Gary L. Comstock, a philosophy professor at North Carolina State University and a board member of the Culture & Animals Foundation, argues that the Guggenheim's decision to remove the controversial works represents an "unusual conflation of human and animal rights". He specifically objects to the removal of the footage of Dogs That Cannot Touch Each Other, stating that while it captures morally questionable behaviour, it does not justify suppression, as the harm inflicted on the dogs was not extreme or fatal, and there is no evidence of ongoing harm by the artists. Comstock contends that the video of the performance serves as a valuable historical record that sparks conversations about the human-animal bond and cultural differences in the treatment of companion animals and that the video does not harm viewers or the dogs further, as the harm has already occurred. While he deems it "bad art" based on aesthetic judgement, he emphasises that this is not a moral assessment. Comstock also suggests that the artists might have questionable intentions, and he condemns any future attempts to subject sentient animals to similar treatment.

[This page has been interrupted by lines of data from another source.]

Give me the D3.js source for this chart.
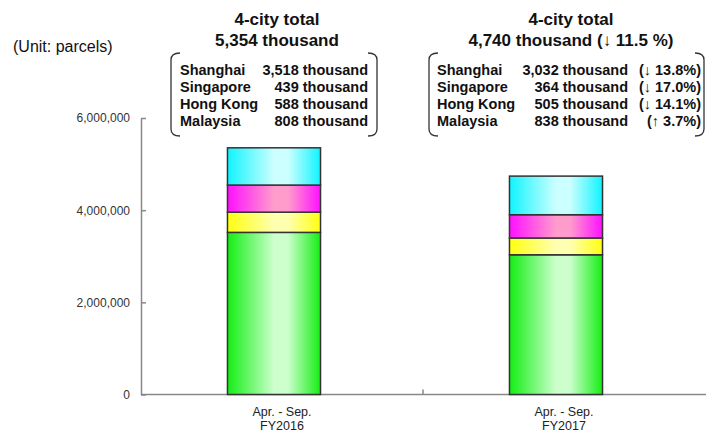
<!DOCTYPE html>
<html>
<head>
<meta charset="UTF-8">
<title>4-city parcels</title>
<script src="https://cdn.jsdelivr.net/npm/d3@7"></script>
<style>
  body { margin: 0; background: #fff; }
  svg { display: block; font-family: "Liberation Sans", Arial, sans-serif; }
  .axis path, .axis line { stroke: #888; stroke-width: 1.5px; }
  .axis text { fill: #333; font-size: 12px; }
  .title { font-weight: bold; font-size: 17px; fill: #111; }
  .row { font-weight: bold; font-size: 14.5px; fill: #111; }
</style>
</head>
<body>
<div id="chart"></div>
<script>
// data (thousand parcels)
var periods = ["FY2016", "FY2017"];
var periodLabel = "Apr. - Sep.";
var cities = ["Shanghai", "Singapore", "Hong Kong", "Malaysia"];
var fy2016 = [3518, 439, 588, 808];
var fy2017 = [3032, 364, 505, 838];
var change2017 = ["↓ 13.8%", "↓ 17.0%", "↓ 14.1%", "↑ 3.7%"];
var totals = ["5,354", "4,740"];
var totalChange = "↓ 11.5 %";
var yTicks = [0, 2000000, 4000000, 6000000];

var colors = [
  { edge: "#14ee14", mid: "#ccffcc" },
  { edge: "#ffff10", mid: "#ffffb0" },
  { edge: "#ff10ff", mid: "#ff9ccc" },
  { edge: "#10f4ff", mid: "#ccffff" }
];

var width = 706, height = 433;
var svg = d3.select("#chart").append("svg")
  .attr("width", width).attr("height", height);

var x = d3.scaleBand().domain(periods).range([141, 705]);
var y = d3.scaleLinear().domain([0, 6000000]).range([394.5, 118]);

// gradients, pale in the middle
var defs = svg.append("defs");
colors.forEach(function(c, i) {
  var g = defs.append("linearGradient").attr("id", "g" + i)
    .attr("x1", 0).attr("x2", 1).attr("y1", 0).attr("y2", 0);
  g.append("stop").attr("offset", 0).attr("stop-color", c.edge);
  g.append("stop").attr("offset", 0.5).attr("stop-color", c.mid);
  g.append("stop").attr("offset", 0.65).attr("stop-color", c.mid);
  g.append("stop").attr("offset", 1).attr("stop-color", c.edge);
});

// stack the series
var rows = [fy2016, fy2017].map(function(vals, pi) {
  var o = { period: periods[pi] };
  cities.forEach(function(c, i) { o[c] = vals[i] * 1000; });
  return o;
});
var stacked = d3.stack().keys(cities)(rows);

var barW = x.bandwidth() * 0.33;
var shift = -8;

// axes
var yAxis = d3.axisLeft(y).tickValues(yTicks)
  .tickSizeInner(-5).tickSizeOuter(0).tickPadding(11)
  .tickFormat(d3.format(","));
svg.append("g").attr("class", "axis")
  .attr("transform", "translate(141,0)")
  .call(yAxis);

var xAxisG = svg.append("g").attr("class", "axis")
  .attr("transform", "translate(0," + y(0) + ")");
xAxisG.append("line").attr("x1", x.range()[0]).attr("x2", x.range()[1] + 1);
xAxisG.selectAll(".bt").data(periods.slice(1)).enter().append("line")
  .attr("x1", function(d) { return x(d); })
  .attr("x2", function(d) { return x(d); })
  .attr("y1", 0).attr("y2", -5);

// bars
svg.selectAll(".layer").data(stacked).enter().append("g")
  .attr("fill", function(d, i) { return "url(#g" + i + ")"; })
  .selectAll("rect").data(function(d) { return d; }).enter().append("rect")
  .attr("x", function(d) { return x(d.data.period) + (x.bandwidth() - barW) / 2 + shift; })
  .attr("width", barW)
  .attr("y", function(d) { return y(d[1]); })
  .attr("height", function(d) { return y(d[0]) - y(d[1]); })
  .attr("stroke", "#333").attr("stroke-width", 1.5);

// x labels
var xl = svg.selectAll(".xl").data(periods).enter().append("text")
  .attr("text-anchor", "middle").attr("font-size", 12.5).attr("fill", "#222");
xl.append("tspan")
  .attr("x", function(d) { return x(d) + x.bandwidth() / 2; })
  .attr("y", 416).text(periodLabel);
xl.append("tspan")
  .attr("x", function(d) { return x(d) + x.bandwidth() / 2; })
  .attr("y", 429.5).text(function(d) { return d; });

// unit
svg.append("text").attr("x", 13).attr("y", 52)
  .attr("font-size", 16).attr("fill", "#111").text("(Unit: parcels)");

// titles
var titleX = [277, 571];
svg.selectAll(".t1").data(periods).enter().append("text").attr("class", "title")
  .attr("text-anchor", "middle")
  .attr("x", function(d, i) { return titleX[i]; }).attr("y", 25)
  .text("4-city total");
svg.selectAll(".t2").data(periods).enter().append("text").attr("class", "title")
  .attr("text-anchor", "middle")
  .attr("x", function(d, i) { return titleX[i]; }).attr("y", 46)
  .text(function(d, i) { return totals[i] + " thousand" + (i == 1 ? " (" + totalChange + ")" : ""); });

// brackets
function bracket(x0, x1, y0, y1) {
  var h = 9, c = 7;
  var p = d3.path();
  p.moveTo(x0 + h, y0);
  p.quadraticCurveTo(x0, y0, x0, y0 + c);
  p.lineTo(x0, y1 - c);
  p.quadraticCurveTo(x0, y1, x0 + h, y1);
  p.moveTo(x1 - h, y0);
  p.quadraticCurveTo(x1, y0, x1, y0 + c);
  p.lineTo(x1, y1 - c);
  p.quadraticCurveTo(x1, y1, x1 - h, y1);
  svg.append("path").attr("d", p.toString())
    .attr("fill", "none").attr("stroke", "#333").attr("stroke-width", 1.3);
}
bracket(171, 377, 53, 136);
bracket(429, 704, 53, 136);

// table rows
var rowY = function(i) { return 75 + i * 17; };
function fmt(v) { return d3.format(",")(v) + " thousand"; }

svg.selectAll(".n1").data(cities).enter().append("text").attr("class", "row")
  .attr("x", 180).attr("y", function(d, i) { return rowY(i); }).text(function(d) { return d; });
svg.selectAll(".v1").data(fy2016).enter().append("text").attr("class", "row")
  .attr("text-anchor", "end")
  .attr("x", 368).attr("y", function(d, i) { return rowY(i); }).text(fmt);

svg.selectAll(".n2").data(cities).enter().append("text").attr("class", "row")
  .attr("x", 437).attr("y", function(d, i) { return rowY(i); }).text(function(d) { return d; });
svg.selectAll(".v2").data(fy2017).enter().append("text").attr("class", "row")
  .attr("text-anchor", "end")
  .attr("x", 628).attr("y", function(d, i) { return rowY(i); }).text(fmt);
svg.selectAll(".c2").data(change2017).enter().append("text").attr("class", "row")
  .attr("text-anchor", "end")
  .attr("x", 701).attr("y", function(d, i) { return rowY(i); }).text(function(d) { return "(" + d + ")"; });
</script>
</body>
</html>
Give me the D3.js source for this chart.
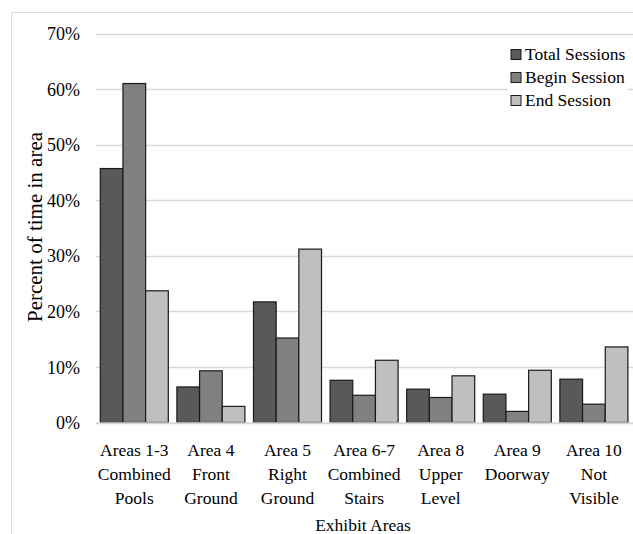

Art history professor Stephen F. Eisenman, in a piece for ARTnews, dismissed the notion that freedom of expression was relevant to the controversy. He expressed outrage at a well-regarded institution showcasing videotapes of artworks that feature "animal use, abuse, and torture.” Jessica Scott-Reid, writing for New York Daily News, rebuked the perceived privilege of art and artists. While acknowledging the art world's distinct realm, she emphasised that "art is still expected to abide by the law, if not of the land then of humanity.”

Best Friends Animal Society criticised the Guggenheim for neglecting the inherent cruelty in the showcased piece and removing it solely due to safety concerns, without addressing the cruelty in its creation or display. They assert that the exhibit constitutes plain animal abuse, highlighting the dogs' lack of consent and denouncing Sun's justifications. They question the ethical implications of presenting such work, drawing parallels to scenarios involving human subjects, and encourage readers to voice their objections to the Guggenheim curator, Alexandra Munroe, whom they label as "out-of-touch."